Goals from midfield were a problem for the Old Trafford club also. Two Chelsea players together scored over 40 goals from midfield in all competitions this season – Lampard and Malouda, who netted 27 and 15 each – while United’s top goal scorer from midfield was Scholes with seven. After the No 18 come Nani, Valencia and Ryan Giggs, each with a half dozen across the league, the F.A Cup, the League Cup and the Champions League. The combined tally of Scholes and the three players who follow him is only 35 – six less than the pair of Lampard and his French colleague. United’s team contains plenty of threat from wide but centrally, it is a much more static affair. Darren Fletcher, for all his good qualities, and there are many, is not a goal threat and today, neither is Scholes – at least not to the level needed to compete with a team containing Lampard. At Stamford Bridge, Anelka had what could be classed as a disappointing season, at least goal wise, but it did not matter because Lampard took up the slack. There was no such safety net for either Owen or Berbatov and a goal scoring midfielder in the Lampard mould must be brought in over the summer, perhaps as an even higher priority than a striker. Quite who is capable of providing 15-20 goals from midfield is another matter, but finding that player could be the difference between a fourth United title in five years next season, and a second consecutive Chelsea crown.

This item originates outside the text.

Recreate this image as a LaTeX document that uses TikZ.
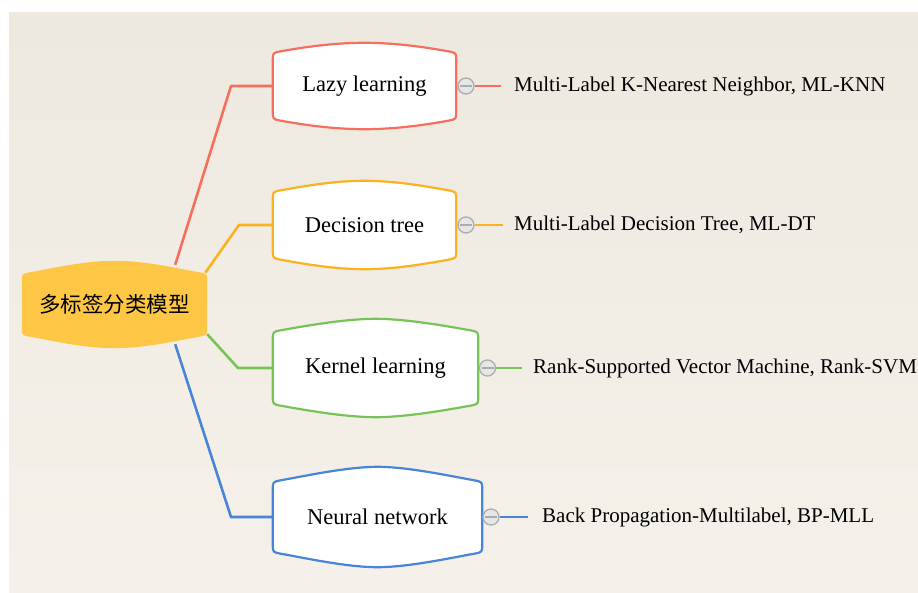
\documentclass[tikz,border=0pt]{standalone}
\usepackage{fontspec}
\setmainfont{Liberation Serif}
\newfontfamily\cjk{Noto Sans CJK SC}
\usepackage{tikz}
\usepackage{xcolor}
\definecolor{papertop}{RGB}{238,233,223}
\definecolor{paperbot}{RGB}{245,241,234}
\definecolor{rootfill}{RGB}{253,199,69}
\definecolor{lazycol}{RGB}{247,110,95}
\definecolor{treecol}{RGB}{250,178,30}
\definecolor{kernelcol}{RGB}{118,196,88}
\definecolor{neuralcol}{RGB}{72,132,215}
\definecolor{togglegray}{RGB}{172,172,172}
\definecolor{togglefill}{RGB}{230,230,230}
\pgfdeclarelayer{bg}
\pgfdeclarelayer{mid}
\pgfsetlayers{bg,mid,main}
% outline of a topic: flat sides, rounded corners, bulging top and bottom
\newcommand{\barrel}[3][10pt]{%
    \begin{pgfonlayer}{mid}
        \draw[#3] ([yshift=-#1-8pt]#2.north west)
            .. controls ([yshift=-#1]#2.north west) .. ([xshift=8pt, yshift=-#1+1.5pt]#2.north west)
            .. controls ([xshift=33pt, yshift=-#1+6pt]#2.north west) and ([xshift=-30pt]#2.north) .. (#2.north)
            .. controls ([xshift=30pt]#2.north) and ([xshift=-33pt, yshift=-#1+6pt]#2.north east) .. ([xshift=-8pt, yshift=-#1+1.5pt]#2.north east)
            .. controls ([yshift=-#1]#2.north east) .. ([yshift=-#1-8pt]#2.north east)
            -- ([yshift=#1+8pt]#2.south east)
            .. controls ([yshift=#1]#2.south east) .. ([xshift=-8pt, yshift=#1-1.5pt]#2.south east)
            .. controls ([xshift=-33pt, yshift=#1-6pt]#2.south east) and ([xshift=30pt]#2.south) .. (#2.south)
            .. controls ([xshift=-30pt]#2.south) and ([xshift=33pt, yshift=#1-6pt]#2.south west) .. ([xshift=8pt, yshift=#1-1.5pt]#2.south west)
            .. controls ([yshift=#1]#2.south west) .. ([yshift=#1+8pt]#2.south west)
            -- cycle;
    \end{pgfonlayer}
}

\begin{document}
\begin{tikzpicture}[x=1pt, y=-1pt,
    topic/.style = {inner sep=0pt, font=\fontsize{22.5}{26}\selectfont},
    method/.style = {anchor=west, inner sep=0pt, font=\fontsize{21}{24}\selectfont},
    toggle/.style = {circle, draw=togglegray, fill=togglefill, line width=1.3pt,
        minimum size=16pt, inner sep=0pt,
        path picture={\draw[togglegray, line width=1.3pt]
            ([xshift=2pt]path picture bounding box.west) --
            ([xshift=-2pt]path picture bounding box.east);}},
    conn/.style = {line width=2.6pt, line join=round},
    frame/.style = {fill=white, line width=2.2pt}]
    \useasboundingbox (0,0) rectangle (918,592);
    \begin{pgfonlayer}{bg}
        \fill[white] (0,0) rectangle (918,592);
        \shade[top color=papertop, bottom color=paperbot] (9,12) rectangle (918,592);
    \end{pgfonlayer}
    %
    \node[inner sep=0pt, minimum width=185pt, minimum height=87pt,
        font=\cjk\fontsize{21.5}{24}\selectfont] (model) at (114.5,304.5) {多标签分类模型};
    \node[topic, minimum width=183pt, minimum height=86pt] (lazy) at (364.5,86) {Lazy learning};
    \node[topic, minimum width=183pt, minimum height=88pt] (dtree) at (364.5,225) {Decision tree};
    \node[topic, minimum width=205pt, minimum height=98pt] (kernel) at (375.5,368) {Kernel learning};
    \node[topic, minimum width=209pt, minimum height=100pt] (neural) at (377.5,517) {Neural network};
    %
    \barrel[13pt]{model}{draw=none, fill=rootfill}
    \barrel[10pt]{lazy}{frame, draw=lazycol}
    \barrel[11pt]{dtree}{frame, draw=treecol}
    \barrel[13pt]{kernel}{frame, draw=kernelcol}
    \barrel[15pt]{neural}{frame, draw=neuralcol}
    %
    \node[toggle] (tlazy) at (466,86) {};
    \node[toggle] (tdtree) at (466,225) {};
    \node[toggle] (tkernel) at (487.5,368) {};
    \node[toggle] (tneural) at (491,517) {};
    %
    \node[method] (mlazy) at (514,86) {Multi-Label K-Nearest Neighbor, ML-KNN};
    \node[method] (mdtree) at (514,225) {Multi-Label Decision Tree, ML-DT};
    \node[method] (mkernel) at (533,368) {Rank-Supported Vector Machine, Rank-SVM};
    \node[method] (mneural) at (542,517) {Back Propagation-Multilabel, BP-MLL};
    %
    \coordinate (blazy) at (231,86);
    \coordinate (bdtree) at (239,225);
    \coordinate (bkernel) at (238,368);
    \coordinate (bneural) at (231,517);
    \begin{pgfonlayer}{bg}
        \draw[conn, lazycol] ([xshift=-32pt, yshift=-4pt]model.north east) -- (blazy) -- (lazy.west);
        \draw[conn, treecol] ([xshift=-2pt, yshift=-12pt]model.north east) -- (bdtree) -- (dtree.west);
        \draw[conn, kernelcol] ([yshift=14pt]model.south east) -- (bkernel) -- (kernel.west);
        \draw[conn, neuralcol] ([xshift=-32pt, yshift=4pt]model.south east) -- (bneural) -- (neural.west);
        %
        \draw[conn, lazycol] (tlazy) -- ([xshift=-13pt]mlazy.west);
        \draw[conn, treecol] (tdtree) -- ([xshift=-11pt]mdtree.west);
        \draw[conn, kernelcol] (tkernel) -- ([xshift=-11pt]mkernel.west);
        \draw[conn, neuralcol] (tneural) -- ([xshift=-14pt]mneural.west);
    \end{pgfonlayer}
\end{tikzpicture}
\end{document}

That is not to suggest Chelsea won the title by default, simply because of United’s failings. Far from it, Chelsea are deserving winners, with Ancelotti deserving great credit for moulding such a well balanced team, one capable of sturdy defending and intense attacking. But Chelsea’s goal tally – and the massive goal difference it brought – was a rare thing and the Blues cannot rely on such an occurrence every year. They too will have to strengthen over the summer and replace a few of their ageing stars. Resting on your laurels is a dangerous tactic in the Premier League and United are sure to come back stronger next season, while Manchester City’s money, a possible Liverpool takeover, a Spurs buoyed by the Champions League and the chance of Arsenal finally fulfilling their potential means the title race could be contested by a few more horses in 2010/11.